Il riminese Luigi Bonizzato tra i dimenticati di Caporetto

Cultura

RIMINI. I dimenticati di Caporetto viene presentato oggi alle 16.30 al museo di Rimini con Marta Ferrari della casa editrice Rossato e l’autore, Alberto Di Gilio, oltre al musicista e storico Carlo Perucchetti e all’attore Silvio Castiglioni che leggerà alcuni brani.
Di Gilio, avvocato nato a Padova e che vive a Vigonza, racconta la prigionia dei soldati italiani nella Grande guerra. Dei circa 600mila uomini fatti prigionieri tra il 1915 e il 1918, quasi la metà fu catturata durante la battaglia di Caporetto per poi essere trascinata nei diversi campi di detenzione disseminati in Europa. Grazie al diario di prigionia inedito di Luigi Bonizzato – nato a Tivoli nel 1898 e vissuto a Rimini con la famiglia dal 1946 al 1962 (anno della sua scomparsa) – si cerca di dare una chiave di lettura diversa del “dopo Caporetto”, oltre che per raccontare una pagina della nostra storia finita nel dimenticatoio. Ne abbiamo parlato con Marino Bonizzato, architetto riminese figlio di Luigi.

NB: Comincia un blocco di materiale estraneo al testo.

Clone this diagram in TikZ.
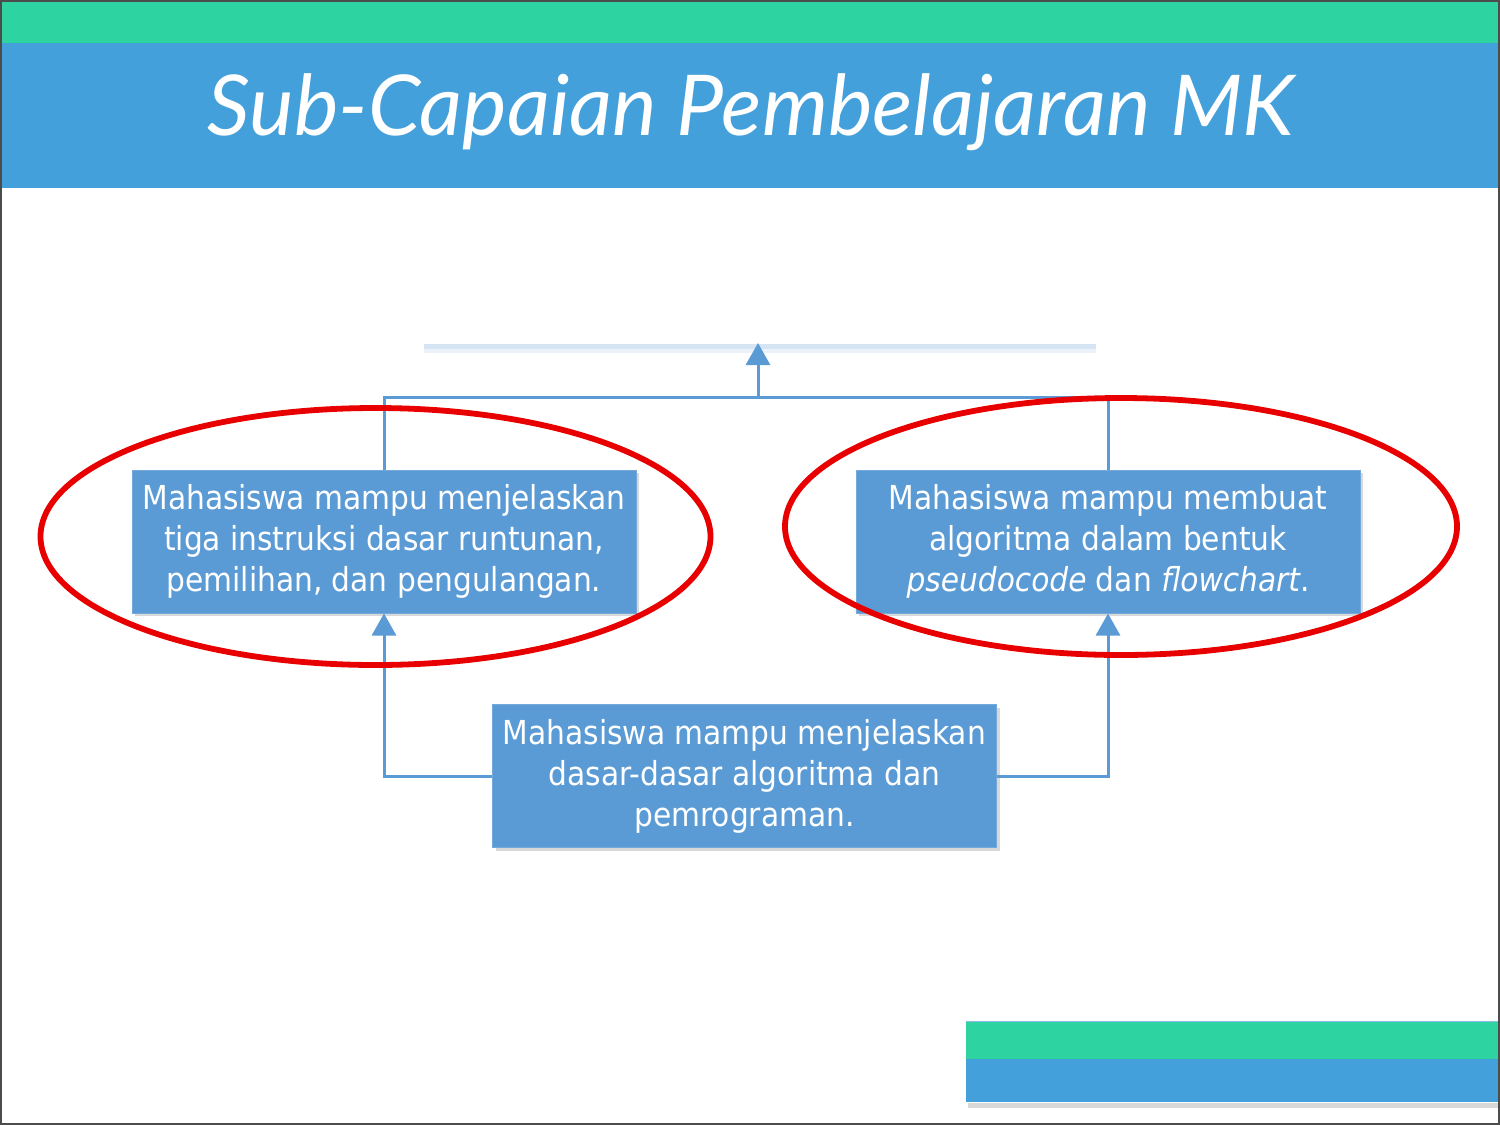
\documentclass[tikz,border=0pt]{standalone}
\usepackage{fontspec}
\usetikzlibrary{shadows,arrows.meta}
\newfontfamily\titlefont{Lato}
\newfontfamily\boxfont{DejaVu Sans Condensed}
\definecolor{slidegreen}{RGB}{45,211,160}
\definecolor{slideblue}{RGB}{68,160,219}
\definecolor{boxblue}{RGB}{91,155,213}
\definecolor{ringred}{RGB}{232,0,0}
\definecolor{paleedge}{RGB}{214,229,244}
\begin{document}
\begin{tikzpicture}[x=0.5pt,y=-0.5pt,
  goalbox/.style={fill=boxblue, draw=boxblue!85!white, line width=0.5pt,
    minimum width=252pt, minimum height=71.5pt, inner sep=0pt, align=center,
    text=white, font=\boxfont\fontsize{16.5}{20.5}\selectfont,
    drop shadow={shadow xshift=1.5pt, shadow yshift=-1.5pt, opacity=0.3}},
  link/.style={draw=boxblue, line width=1.5pt},
  tip/.style={-{Triangle[length=11pt,width=12pt]}},
  ring/.style={draw=ringred, line width=2.9pt}]
\useasboundingbox (0,0) rectangle (1500,1125);
\fill[white] (0,0) rectangle (1500,1125);

% header bands and title
\fill[slidegreen] (0,0) rectangle (1500,43);
\fill[slideblue] (0,43) rectangle (1500,188);
\node[anchor=base, text=white, font=\titlefont\itshape\fontsize{42}{46}\selectfont]
  (title) at (751,135) {Sub-Capaian Pembelajaran MK};

% lower edge of the goal box above
\draw[paleedge, line width=2.5pt] (424,346) -- (1096,346);
\draw[paleedge!50!white, line width=2pt] (424,351) -- (1096,351);

% goal boxes
\node[goalbox] (left) at (384,541.5)
  {Mahasiswa mampu menjelaskan\\tiga instruksi dasar runtunan,\\pemilihan, dan pengulangan.};
\node[goalbox] (right) at (1108,541.5)
  {Mahasiswa mampu membuat\\algoritma dalam bentuk\\\textit{pseudocode} dan \textit{flowchart}.};
\node[goalbox] (base) at (744.5,776)
  {Mahasiswa mampu menjelaskan\\dasar-dasar algoritma dan\\pemrograman.};

% connectors
\coordinate (top) at (758,343);
\coordinate (join) at (758,397);
\draw[link] (left.north) |- (right.north |- join) -- (right.north);
\draw[link, tip] (join) -- (top);
\draw[link, tip] (base.west) -| (left.south);
\draw[link, tip] (base.east) -| (right.south);

% red highlight rings
\draw[ring] (375.5,536.5) ellipse [x radius=335, y radius=128.5];
\draw[ring] (1121,526.5) ellipse [x radius=336, y radius=128.5];

% footer bands
\fill[black!25, opacity=0.6] (968,1103) rectangle (1500,1108);
\fill[slidegreen] (966,1021) rectangle (1500,1059);
\fill[slideblue] (966,1059) rectangle (1500,1102);
\draw[boxblue!70!white, line width=0.5pt] (966,1021) -- (1500,1021);

% page frame
\draw[black!70, line width=1pt] (1,1) rectangle (1499,1124);
\end{tikzpicture}
\end{document}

Bonizzato, quale significato ha per lei e la sua famiglia la battaglia di Caporetto?
«Il libro di Di Gilio credo abbia la capacità di ridurre fortemente la distanza tra noi e quell’evento storico e di far capire che la “grassa” e impolitica società di oggi può assumere da quella tragedia molti salutari insegnamenti, soprattutto per il recupero di valori come la libertà, la bellezza, l’armonia, la misura, e per il rilancio di una sincera umanità».
All'interno de “I dimenticati di Caporetto” troviamo il diario di suo padre. Che cosa racchiudono le pagine di Luigi Bonizzato?
«Sembra che mio padre abbia vissuto quell’esperienza come dietro a una macchina da presa. Le pagine del suo diario appaiono come sceneggiature di un dramma che scorre davanti a occhi attenti, a un cuore che si emoziona e a una mente che ragiona. Mettendo assieme le diverse sequenze, potrebbe venirne fuori un film eccezionale».

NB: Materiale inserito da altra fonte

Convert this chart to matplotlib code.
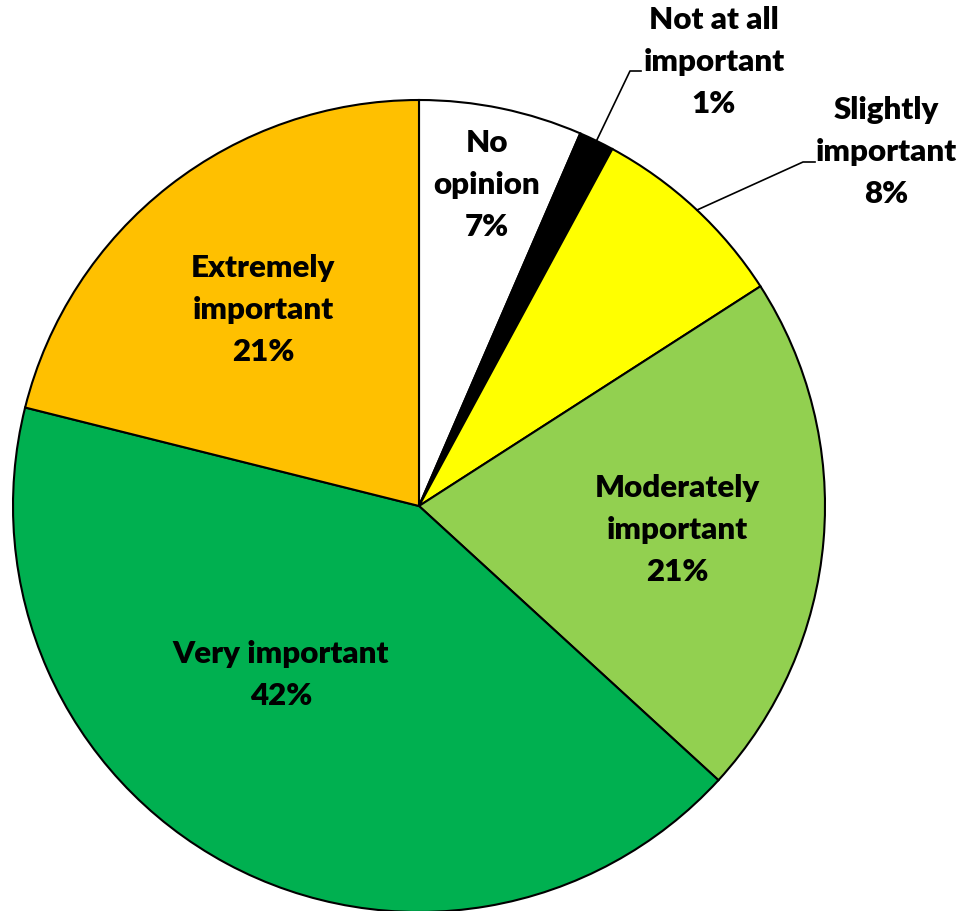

Suo padre è stato prigioniero di guerra, ma di quell’esperienza cosa le raccontò?
«Ricordo solo qualche accenno al cibo che ingurgitava per sopravvivere: un cucchiaio al giorno di grasso di foca e, come piatto supremo, bucce di patata rubate dalla pattumiera delle cucine per i soldati tedeschi».
In che modo si riesce a superare un trauma come quello di essere prigioniero di guerra?
«Dopo la guerra mio padre non credo abbia avuto molto tempo per pensare alla sua disavventura. D’altra parte ne era uscito vivo. Circondato dall’affetto dei genitori, riprese gli studi di Ingegneria civile e nel 1922, ventiquattrenne, si laureò. Subito dopo aprì uno studio professionale che lo impegnò sino alla crisi del ’29».
Ritiene che suo padre sia “un dimenticato”?
«No, mio padre, al di là dell’esperienza di prigionia, più che un “dimenticato” è un “ricordato” grazie a una vita poi trascorsa da protagonista nei campi del lavoro, della politica, dell’arte, della cultura e dello sport, godendo dell’amore della famiglia e dell’abbraccio di amici e collaboratori».
Rimini per suo padre – e per lei- è una città che molto cara, nonostante lui fosse un veronese nato a Tivoli. Cosa ha rappresentato per Luigi Bonizzato questa città?
«Rimini ha un genio forte che può esaltare chiunque l’ami senza troppi calcoli. Così i riminesi hanno consentito a mio padre di esprimere appieno la sua umanità, creatività e senso del sociale. Tanto che quando gli fu proposto di assumere la prestigiosa direzione della Timo (Telefoni Italia medio orientale) per la Lombardia, abbandonando quella della Romagna, rifiutò, eleggendo quindi Rimini, oltre a Verona, a sua città più cara».


E per lei?
«Io, Giuliano e Franca abbiamo cercato, nei limiti del possibile, di tenere alto il nome che nostro padre si era conquistato nella città».
Che uomo era suo padre? Cos’ha significato essere suo figlio?
«Un uomo fuori dagli schemi. Nel libro, l’autore mi ha lasciato spazio per farne un ritratto. Mi son messo così sulle tracce di una vita che conoscevo relativamente e mi ha fatto comprendere alcune importanti scelte del mio genitore. La figura che ne ho tratto conferma decisamente quella, già intuita e rispettata, di esempio da seguire e trasmettere senza esitazioni».